Cependant, compte tenu de l'ampleur des difficultés rencontrées par les jeunes français pour accéder à l'emploi, ces chartes seront complétées par des programmes régionaux pour l'emploi des jeunes qui seront lancés dès la semaine prochaine par Jacques BARROT et moi-même.

Il est de notre devoir de faciliter le passage entre le système éducatif et l'emploi. C'est une condition nécessaire pour que notre jeunesse soit moins inquiète quant à son avenir.

L'emploi des jeunes est un domaine de responsabilité partagée.

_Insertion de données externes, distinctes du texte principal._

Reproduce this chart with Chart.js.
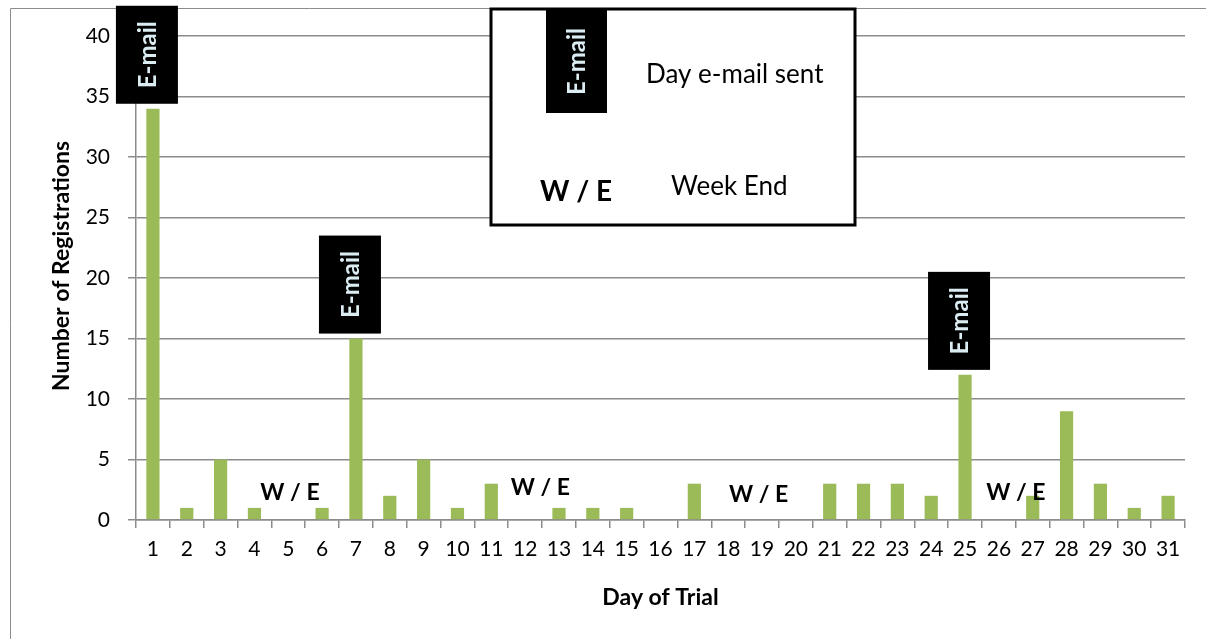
<!DOCTYPE html>
<html>
<head>
<meta charset="utf-8">
<script src="https://cdn.jsdelivr.net/npm/chart.js@4"></script>
<style>
  body { margin: 0; background: #fff; }
  canvas { display: block; }
</style>
</head>
<body>
<canvas id="regChart" width="1206" height="639"></canvas>
<script>
  // data
  const days = [1, 2, 3, 4, 5, 6, 7, 8, 9, 10, 11, 12, 13, 14, 15, 16, 17, 18, 19, 20, 21, 22, 23, 24, 25, 26, 27, 28, 29, 30, 31];
  const registrations = [34, 1, 5, 1, 0, 1, 15, 2, 5, 1, 3, 0, 1, 1, 1, 0, 3, 0, 0, 0, 3, 3, 3, 2, 12, 0, 2, 9, 3, 1, 2];
  const yTicks = [0, 5, 10, 15, 20, 25, 30, 35, 40];

  // annotations
  const emailDays = [1, 7, 25];
  const weekendDay = [5.05, 12.45, 18.9, 26.5];
  const weekendLevel = [2.3, 2.7, 2.1, 2.3];

  const FONT = "Lato, 'Open Sans', sans-serif";
  const GRID = "#8c8c8c";

  //Black tag with the rotated E-mail text
  const emailTag = (c, left, top, w, h) => {
    c.fillStyle = "#000";
    c.fillRect(left, top, w, h);
    c.save();
    c.translate(left + w / 2, top + h / 2);
    c.rotate(-Math.PI / 2);
    c.fillStyle = "#dbecf2";
    c.font = "bold 24px " + FONT;
    c.textAlign = "center";
    c.textBaseline = "middle";
    c.fillText("E-mail", 0, 1);
    c.restore();
  };

  const notes = {
    id: "notes",
    beforeDraw(chart) {
      const c = chart.ctx;
      c.save();
      c.strokeStyle = GRID;
      c.lineWidth = 1;
      c.beginPath();
      c.moveTo(10.5, 639);
      c.lineTo(10.5, 8.5);
      c.lineTo(1206, 8.5);
      c.stroke();
      c.restore();
    },
    afterDraw(chart) {
      const c = chart.ctx;
      const x = chart.scales.x;
      const y = chart.scales.y;
      c.save();

      // E-mail tags above the bars
      emailDays.forEach((d) => {
        const i = days.indexOf(d);
        const cx = x.getPixelForValue(i) - 6;
        const bottom = y.getPixelForValue(registrations[i]) - 5;
        emailTag(c, cx - 31, bottom - 98, 62, 98);
      });

      // weekend labels
      c.fillStyle = "#000";
      c.font = "bold 23px " + FONT;
      c.textAlign = "center";
      c.textBaseline = "middle";
      weekendDay.forEach((d, k) => {
        c.fillText("W / E", x.getPixelForValue(d - 1), y.getPixelForValue(weekendLevel[k]));
      });

      // key box
      c.fillStyle = "#fff";
      c.fillRect(491, 9, 364, 216);
      c.strokeStyle = "#000";
      c.lineWidth = 3;
      c.strokeRect(491, 9, 364, 216);
      emailTag(c, 546, 10, 61, 103);
      c.fillStyle = "#000";
      c.font = "26px " + FONT;
      c.textAlign = "left";
      c.fillText("Day e-mail sent", 646, 75);
      c.fillText("Week End", 671, 187);
      c.font = "bold 28px " + FONT;
      c.textAlign = "center";
      c.fillText("W / E", 576, 192);
      c.restore();
    },
  };

  window.addEventListener("load", () => {
    const ctx = document.getElementById("regChart");
    new Chart(ctx, {
      type: "bar",
      data: {
        labels: days.map(String),
        datasets: [
          {
            label: "Registrations",
            data: registrations,
            backgroundColor: "#9bbb59",
            barPercentage: 0.39,
            categoryPercentage: 1,
          },
        ],
      },
      options: {
        responsive: false,
        animation: false,
        devicePixelRatio: 1,
        layout: { padding: { left: 10, top: 12, right: 21, bottom: 0 } },
        plugins: { legend: { display: false }, tooltip: { enabled: false } },
        scales: {
          x: {
            grid: { drawOnChartArea: false, offset: true, tickLength: 8, color: GRID, lineWidth: 1.5 },
            border: { color: GRID, width: 1.5 },
            ticks: { font: { family: FONT, size: 21 }, color: "#000", padding: 9, maxRotation: 0, autoSkip: false },
            title: {
              display: true,
              text: "Day of Trial",
              font: { family: FONT, size: 23, weight: "bold" },
              color: "#000",
              padding: { top: 0, bottom: 28 },
            },
            afterFit: (s) => { s.height = 119; s.paddingLeft = 0; s.paddingRight = 0; },
          },
          y: {
            min: 0,
            max: 42,
            ticks: { stepSize: 5, font: { family: FONT, size: 21 }, color: "#000", padding: 18 },
            afterBuildTicks: (s) => { s.ticks = yTicks.map((v) => ({ value: v })); },
            grid: { color: GRID, lineWidth: 1.5, tickLength: 8 },
            border: { color: GRID, width: 1.5 },
            title: {
              display: true,
              text: "Number of Registrations",
              font: { family: FONT, size: 23, weight: "bold" },
              color: "#000",
              padding: { top: 38, bottom: 0 },
            },
            afterFit: (s) => { s.width = 126; s.paddingTop = 0; s.paddingBottom = 0; },
          },
        },
      },
      plugins: [notes],
    });
  });
</script>
</body>
</html>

Depuis la loi quinquennale, les régions sont responsables de la formation professionnelle des jeunes.

Les partenaires sociaux gèrent quant à eux les dispositifs de l'alternance.

L'État enfin incite les entreprises à embaucher des jeunes.

L'État a décidé de renforcer son effort en réformant le financement de l'apprentissage, en maintenant son aide aux contrats de qualification, en supprimant la condition d'ancienneté de chômage pour l'accès aux CIE des jeunes qui quittent le système éducatif sans formation.

Les conseils régionaux, les partenaires sociaux vont donc être invités à négocier, dans chaque région, un programme régional pour l'emploi des jeunes afin d'apporter une réponse aux attentes de la jeunesse.

Ce matin avec M. le Préfet j’ai pu constater que pour les PAYS de LOIRE la discussion avec les partenaires est déjà bien engagée et que les propositions présentées viennent compléter les objectifs de la charte initiative emploi citée à l'instant.

Ainsi, l'État, les régions et les partenaires sociaux unissent leur force et coordonnent leur action afin d'améliorer leur efficacité, sans remettre en cause le partage des compétences entre les différents acteurs, la région, votre région, est aujourd'hui l'échelon privilégié d'animation des politiques en faveur des jeunes et je m'en réjouis.

Je suis convaincue que la bataille pour l'emploi se gagnera par la convergence des mesures prises par le gouvernement et de la mobilisation de tous sur le terrain. Elle se jouera dans les entreprises, chez les artisans, chez les commerçants, chez tous ceux qui sont porteurs d'initiatives et d'esprit d'entreprise dans notre pays.

Il nous faut communiquer, nous comprendre, travailler ensemble. C'est à cette condition que le gouvernement réussira son ambition qui est de conduire une France pacifiée, modernisée, solidaire à l'aube du 21e siècle.